Leaving out the pictures, retype the lines from the beginning of the listing through the line containing "plt.rcParams['font.size'] = 12".

* _Source excerpt_:
◆ ◆ ◆ ◆

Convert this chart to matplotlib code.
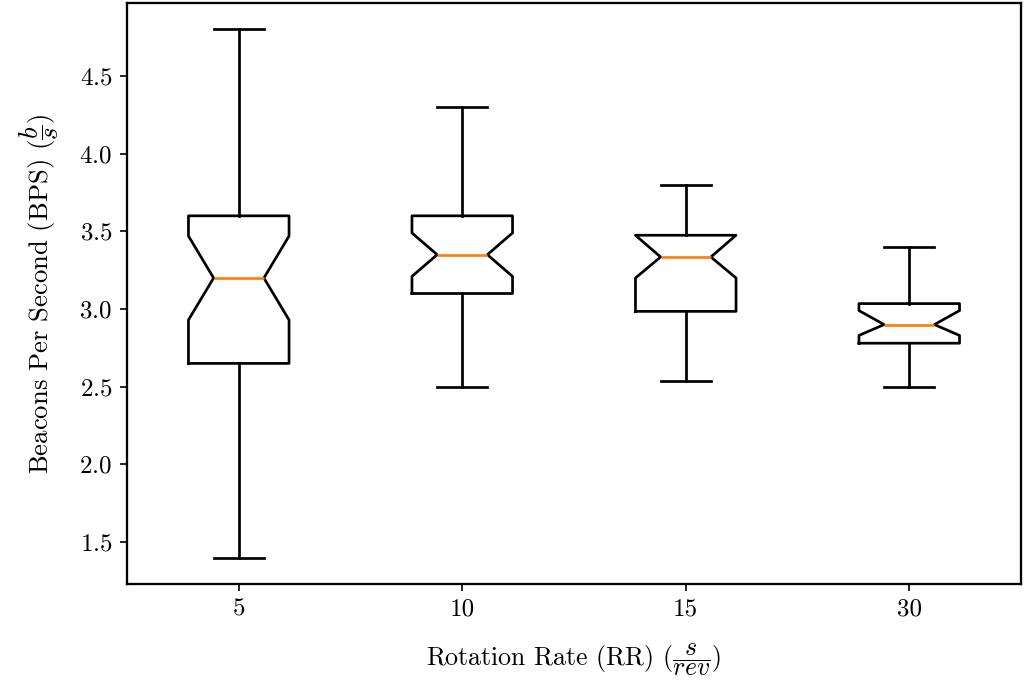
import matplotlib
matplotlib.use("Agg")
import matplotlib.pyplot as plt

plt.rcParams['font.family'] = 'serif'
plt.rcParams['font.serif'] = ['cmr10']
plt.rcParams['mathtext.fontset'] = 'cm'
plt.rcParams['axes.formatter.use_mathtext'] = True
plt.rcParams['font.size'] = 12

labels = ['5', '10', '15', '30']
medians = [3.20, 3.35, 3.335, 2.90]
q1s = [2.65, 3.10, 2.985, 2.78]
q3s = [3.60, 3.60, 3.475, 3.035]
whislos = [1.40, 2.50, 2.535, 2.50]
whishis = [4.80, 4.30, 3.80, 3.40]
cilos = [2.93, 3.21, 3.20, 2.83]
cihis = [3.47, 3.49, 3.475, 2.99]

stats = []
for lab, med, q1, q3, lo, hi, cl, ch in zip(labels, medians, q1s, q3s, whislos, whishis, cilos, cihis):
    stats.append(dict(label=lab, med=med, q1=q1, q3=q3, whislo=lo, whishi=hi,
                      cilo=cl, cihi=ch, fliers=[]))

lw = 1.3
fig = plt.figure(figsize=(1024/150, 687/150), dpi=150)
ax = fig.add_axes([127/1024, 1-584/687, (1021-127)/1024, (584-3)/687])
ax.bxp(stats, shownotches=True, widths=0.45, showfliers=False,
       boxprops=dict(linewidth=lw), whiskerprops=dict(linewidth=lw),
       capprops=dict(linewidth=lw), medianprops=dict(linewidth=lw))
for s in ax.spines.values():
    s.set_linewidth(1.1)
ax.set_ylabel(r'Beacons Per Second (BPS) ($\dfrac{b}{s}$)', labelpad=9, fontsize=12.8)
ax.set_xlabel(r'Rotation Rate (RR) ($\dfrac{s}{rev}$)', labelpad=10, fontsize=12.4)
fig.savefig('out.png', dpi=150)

◆ ◆ ◆ ◆

* _Output of the task_:
Convert this chart to matplotlib code.
import matplotlib
matplotlib.use("Agg")
import matplotlib.pyplot as plt

plt.rcParams['font.family'] = 'serif'
plt.rcParams['font.serif'] = ['cmr10']
plt.rcParams['mathtext.fontset'] = 'cm'
plt.rcParams['axes.formatter.use_mathtext'] = True
plt.rcParams['font.size'] = 12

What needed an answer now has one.